EXERCISE GOAL: Restate the lines word for word, from the first line of the records through the line containing "return [l /". Leave out the pictures and anything after that line.

SUPPLIED MATERIAL:
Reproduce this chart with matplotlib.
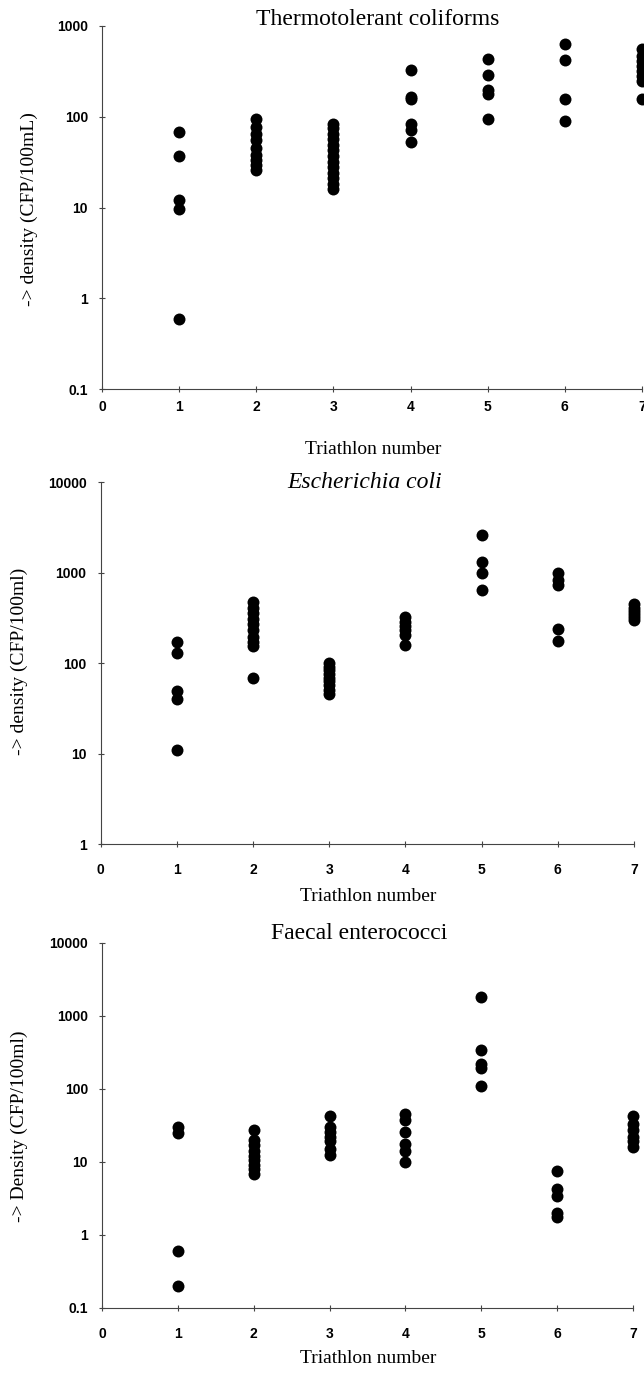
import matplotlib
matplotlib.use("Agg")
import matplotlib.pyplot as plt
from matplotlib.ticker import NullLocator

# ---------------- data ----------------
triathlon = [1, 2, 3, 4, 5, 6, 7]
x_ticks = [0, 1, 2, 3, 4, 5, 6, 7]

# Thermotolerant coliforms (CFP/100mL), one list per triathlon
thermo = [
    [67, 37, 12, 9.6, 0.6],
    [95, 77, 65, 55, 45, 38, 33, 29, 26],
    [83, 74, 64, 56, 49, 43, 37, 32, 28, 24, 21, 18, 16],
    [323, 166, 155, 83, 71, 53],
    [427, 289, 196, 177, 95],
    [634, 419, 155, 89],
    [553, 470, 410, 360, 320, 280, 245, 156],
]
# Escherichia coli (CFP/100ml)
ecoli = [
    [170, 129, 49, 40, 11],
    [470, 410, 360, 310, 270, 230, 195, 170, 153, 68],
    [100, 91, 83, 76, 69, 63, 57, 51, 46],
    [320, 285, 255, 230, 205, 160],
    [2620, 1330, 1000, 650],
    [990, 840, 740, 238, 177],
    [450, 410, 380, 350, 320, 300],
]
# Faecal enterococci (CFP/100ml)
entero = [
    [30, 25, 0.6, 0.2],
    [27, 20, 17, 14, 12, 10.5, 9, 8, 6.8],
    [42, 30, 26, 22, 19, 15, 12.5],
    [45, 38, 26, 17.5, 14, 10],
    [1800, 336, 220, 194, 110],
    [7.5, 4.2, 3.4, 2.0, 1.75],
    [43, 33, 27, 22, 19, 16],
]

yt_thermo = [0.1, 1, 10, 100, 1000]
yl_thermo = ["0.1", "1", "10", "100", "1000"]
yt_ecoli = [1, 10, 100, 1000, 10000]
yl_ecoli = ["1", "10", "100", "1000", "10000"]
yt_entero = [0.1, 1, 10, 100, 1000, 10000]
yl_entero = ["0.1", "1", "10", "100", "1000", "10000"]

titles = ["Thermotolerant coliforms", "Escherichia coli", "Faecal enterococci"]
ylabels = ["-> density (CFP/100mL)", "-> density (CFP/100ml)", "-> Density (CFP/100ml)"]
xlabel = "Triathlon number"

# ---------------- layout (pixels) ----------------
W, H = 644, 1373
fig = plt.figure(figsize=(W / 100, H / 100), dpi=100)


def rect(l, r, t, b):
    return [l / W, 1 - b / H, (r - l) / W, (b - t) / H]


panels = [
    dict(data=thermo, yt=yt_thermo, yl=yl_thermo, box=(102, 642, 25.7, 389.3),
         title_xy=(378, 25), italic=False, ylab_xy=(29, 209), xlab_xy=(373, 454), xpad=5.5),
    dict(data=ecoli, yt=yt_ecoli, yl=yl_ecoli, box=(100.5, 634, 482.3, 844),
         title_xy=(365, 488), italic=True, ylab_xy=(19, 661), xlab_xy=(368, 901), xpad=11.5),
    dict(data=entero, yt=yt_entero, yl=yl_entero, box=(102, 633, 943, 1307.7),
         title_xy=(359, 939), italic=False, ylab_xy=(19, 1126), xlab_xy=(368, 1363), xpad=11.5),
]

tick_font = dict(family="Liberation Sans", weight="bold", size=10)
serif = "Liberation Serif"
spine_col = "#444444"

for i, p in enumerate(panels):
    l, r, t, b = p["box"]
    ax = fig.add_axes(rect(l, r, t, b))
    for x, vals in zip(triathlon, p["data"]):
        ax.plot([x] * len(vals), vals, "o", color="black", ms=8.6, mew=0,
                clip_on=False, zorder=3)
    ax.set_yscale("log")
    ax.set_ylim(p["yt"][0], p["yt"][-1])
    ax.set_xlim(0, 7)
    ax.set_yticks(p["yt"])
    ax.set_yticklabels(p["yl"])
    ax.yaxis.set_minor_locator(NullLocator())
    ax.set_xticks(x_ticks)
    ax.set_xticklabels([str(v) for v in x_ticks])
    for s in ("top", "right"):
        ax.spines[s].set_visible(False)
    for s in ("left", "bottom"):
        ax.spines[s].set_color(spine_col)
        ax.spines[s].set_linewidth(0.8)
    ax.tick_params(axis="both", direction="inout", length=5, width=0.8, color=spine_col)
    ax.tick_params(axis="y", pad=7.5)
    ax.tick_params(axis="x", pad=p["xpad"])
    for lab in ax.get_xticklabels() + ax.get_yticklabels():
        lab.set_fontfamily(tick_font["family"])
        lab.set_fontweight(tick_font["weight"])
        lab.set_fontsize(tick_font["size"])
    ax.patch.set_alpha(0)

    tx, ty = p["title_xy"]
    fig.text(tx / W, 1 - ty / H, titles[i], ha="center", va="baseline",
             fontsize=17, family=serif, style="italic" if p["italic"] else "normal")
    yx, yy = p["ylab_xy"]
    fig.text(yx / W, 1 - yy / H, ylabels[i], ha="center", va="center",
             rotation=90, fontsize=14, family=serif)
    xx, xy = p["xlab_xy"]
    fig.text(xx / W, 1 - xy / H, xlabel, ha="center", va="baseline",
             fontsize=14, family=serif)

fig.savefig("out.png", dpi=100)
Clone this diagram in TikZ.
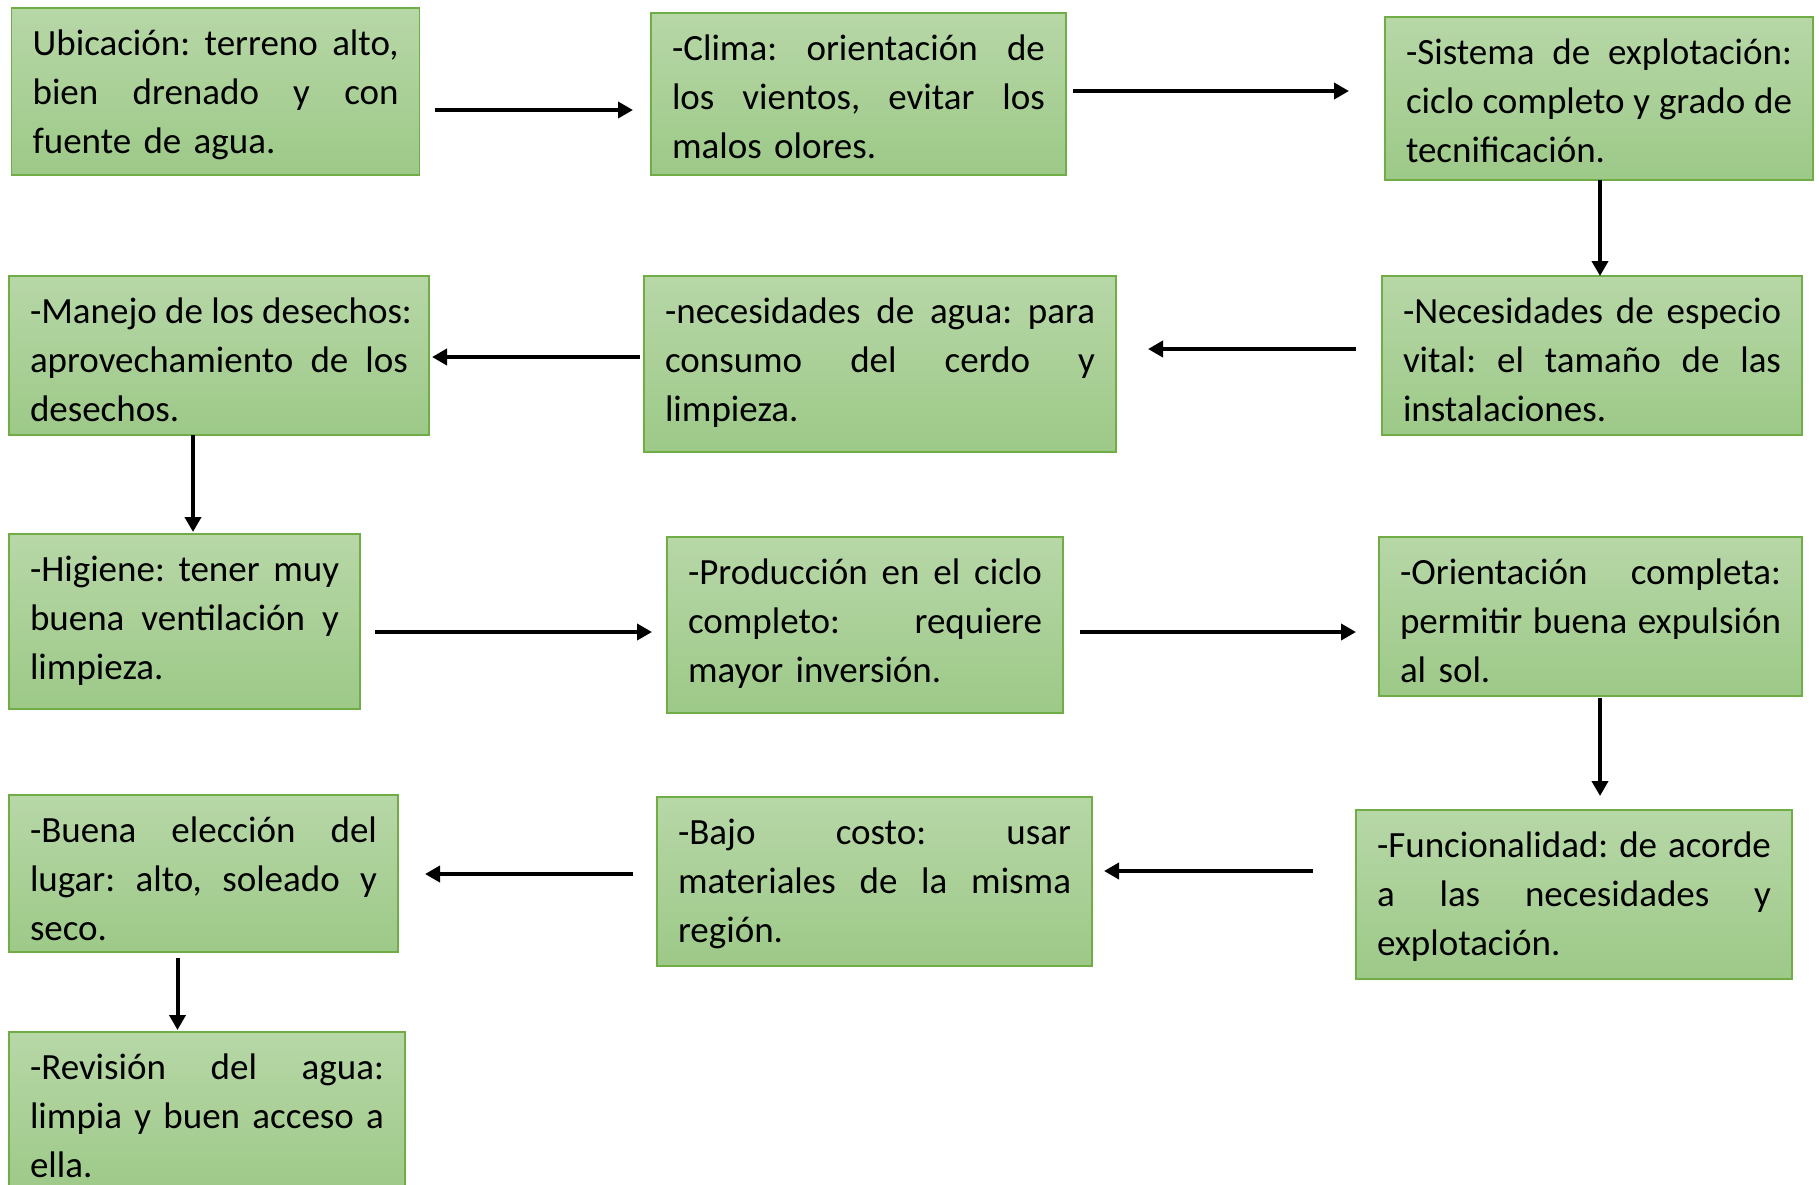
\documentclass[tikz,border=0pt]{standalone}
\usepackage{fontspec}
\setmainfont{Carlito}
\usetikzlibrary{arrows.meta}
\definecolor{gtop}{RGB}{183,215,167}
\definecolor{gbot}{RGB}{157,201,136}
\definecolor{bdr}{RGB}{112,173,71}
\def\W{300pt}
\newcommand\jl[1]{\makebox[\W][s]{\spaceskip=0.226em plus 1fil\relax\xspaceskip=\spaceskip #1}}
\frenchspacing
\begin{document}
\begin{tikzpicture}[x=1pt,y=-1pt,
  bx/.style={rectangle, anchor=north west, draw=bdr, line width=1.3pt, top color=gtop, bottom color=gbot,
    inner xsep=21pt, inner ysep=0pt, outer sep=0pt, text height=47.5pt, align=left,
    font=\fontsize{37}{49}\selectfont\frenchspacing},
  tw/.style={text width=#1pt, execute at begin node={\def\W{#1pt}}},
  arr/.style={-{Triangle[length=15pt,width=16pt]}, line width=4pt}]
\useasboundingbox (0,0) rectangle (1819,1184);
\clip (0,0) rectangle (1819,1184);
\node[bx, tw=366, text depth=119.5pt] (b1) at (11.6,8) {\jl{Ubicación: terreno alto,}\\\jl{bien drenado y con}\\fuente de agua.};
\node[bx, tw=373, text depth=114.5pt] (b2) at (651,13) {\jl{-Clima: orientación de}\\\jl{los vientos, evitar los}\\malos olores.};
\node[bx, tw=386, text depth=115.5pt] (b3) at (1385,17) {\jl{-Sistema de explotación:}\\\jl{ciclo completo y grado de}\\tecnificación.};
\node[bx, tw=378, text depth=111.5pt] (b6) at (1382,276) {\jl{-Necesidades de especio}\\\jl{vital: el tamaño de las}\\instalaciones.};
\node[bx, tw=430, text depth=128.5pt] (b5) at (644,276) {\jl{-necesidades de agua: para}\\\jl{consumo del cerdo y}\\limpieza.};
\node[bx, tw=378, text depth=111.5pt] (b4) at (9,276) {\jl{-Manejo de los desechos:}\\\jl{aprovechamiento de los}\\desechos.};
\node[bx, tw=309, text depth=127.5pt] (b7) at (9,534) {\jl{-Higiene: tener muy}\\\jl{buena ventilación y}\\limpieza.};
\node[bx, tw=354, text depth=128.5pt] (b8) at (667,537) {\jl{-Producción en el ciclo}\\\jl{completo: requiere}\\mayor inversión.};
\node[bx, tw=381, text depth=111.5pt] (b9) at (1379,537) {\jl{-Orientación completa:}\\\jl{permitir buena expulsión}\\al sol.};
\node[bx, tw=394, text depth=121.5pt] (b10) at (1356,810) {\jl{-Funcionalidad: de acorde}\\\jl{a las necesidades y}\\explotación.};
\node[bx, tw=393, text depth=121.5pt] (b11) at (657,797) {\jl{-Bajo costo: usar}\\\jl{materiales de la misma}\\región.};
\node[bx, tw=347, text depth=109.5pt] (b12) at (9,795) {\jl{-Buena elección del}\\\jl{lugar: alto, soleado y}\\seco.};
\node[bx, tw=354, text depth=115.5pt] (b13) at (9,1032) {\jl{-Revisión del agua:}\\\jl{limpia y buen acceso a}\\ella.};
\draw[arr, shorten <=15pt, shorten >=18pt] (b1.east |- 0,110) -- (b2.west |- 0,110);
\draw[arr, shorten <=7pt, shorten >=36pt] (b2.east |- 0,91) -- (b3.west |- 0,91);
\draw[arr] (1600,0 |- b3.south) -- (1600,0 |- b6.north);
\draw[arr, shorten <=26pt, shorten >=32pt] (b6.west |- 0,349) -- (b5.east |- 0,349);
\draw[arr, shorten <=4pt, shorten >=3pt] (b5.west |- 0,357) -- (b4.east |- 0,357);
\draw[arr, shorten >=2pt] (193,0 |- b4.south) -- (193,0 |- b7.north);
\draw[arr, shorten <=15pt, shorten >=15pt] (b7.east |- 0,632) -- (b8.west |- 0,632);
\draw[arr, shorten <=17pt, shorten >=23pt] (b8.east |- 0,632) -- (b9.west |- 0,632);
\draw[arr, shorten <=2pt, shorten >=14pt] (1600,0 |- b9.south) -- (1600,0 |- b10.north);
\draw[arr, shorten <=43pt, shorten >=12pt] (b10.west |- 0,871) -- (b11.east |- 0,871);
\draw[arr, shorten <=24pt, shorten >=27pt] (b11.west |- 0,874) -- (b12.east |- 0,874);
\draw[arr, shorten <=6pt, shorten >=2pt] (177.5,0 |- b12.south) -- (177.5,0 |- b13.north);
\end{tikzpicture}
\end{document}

FINAL ANSWER:
Reproduce this chart with matplotlib.
import matplotlib
matplotlib.use("Agg")
import matplotlib.pyplot as plt
from matplotlib.ticker import NullLocator

# ---------------- data ----------------
triathlon = [1, 2, 3, 4, 5, 6, 7]
x_ticks = [0, 1, 2, 3, 4, 5, 6, 7]

# Thermotolerant coliforms (CFP/100mL), one list per triathlon
thermo = [
    [67, 37, 12, 9.6, 0.6],
    [95, 77, 65, 55, 45, 38, 33, 29, 26],
    [83, 74, 64, 56, 49, 43, 37, 32, 28, 24, 21, 18, 16],
    [323, 166, 155, 83, 71, 53],
    [427, 289, 196, 177, 95],
    [634, 419, 155, 89],
    [553, 470, 410, 360, 320, 280, 245, 156],
]
# Escherichia coli (CFP/100ml)
ecoli = [
    [170, 129, 49, 40, 11],
    [470, 410, 360, 310, 270, 230, 195, 170, 153, 68],
    [100, 91, 83, 76, 69, 63, 57, 51, 46],
    [320, 285, 255, 230, 205, 160],
    [2620, 1330, 1000, 650],
    [990, 840, 740, 238, 177],
    [450, 410, 380, 350, 320, 300],
]
# Faecal enterococci (CFP/100ml)
entero = [
    [30, 25, 0.6, 0.2],
    [27, 20, 17, 14, 12, 10.5, 9, 8, 6.8],
    [42, 30, 26, 22, 19, 15, 12.5],
    [45, 38, 26, 17.5, 14, 10],
    [1800, 336, 220, 194, 110],
    [7.5, 4.2, 3.4, 2.0, 1.75],
    [43, 33, 27, 22, 19, 16],
]

yt_thermo = [0.1, 1, 10, 100, 1000]
yl_thermo = ["0.1", "1", "10", "100", "1000"]
yt_ecoli = [1, 10, 100, 1000, 10000]
yl_ecoli = ["1", "10", "100", "1000", "10000"]
yt_entero = [0.1, 1, 10, 100, 1000, 10000]
yl_entero = ["0.1", "1", "10", "100", "1000", "10000"]

titles = ["Thermotolerant coliforms", "Escherichia coli", "Faecal enterococci"]
ylabels = ["-> density (CFP/100mL)", "-> density (CFP/100ml)", "-> Density (CFP/100ml)"]
xlabel = "Triathlon number"

# ---------------- layout (pixels) ----------------
W, H = 644, 1373
fig = plt.figure(figsize=(W / 100, H / 100), dpi=100)


def rect(l, r, t, b):
    return [l / W, 1 - b / H, (r - l) / W, (b - t) / H]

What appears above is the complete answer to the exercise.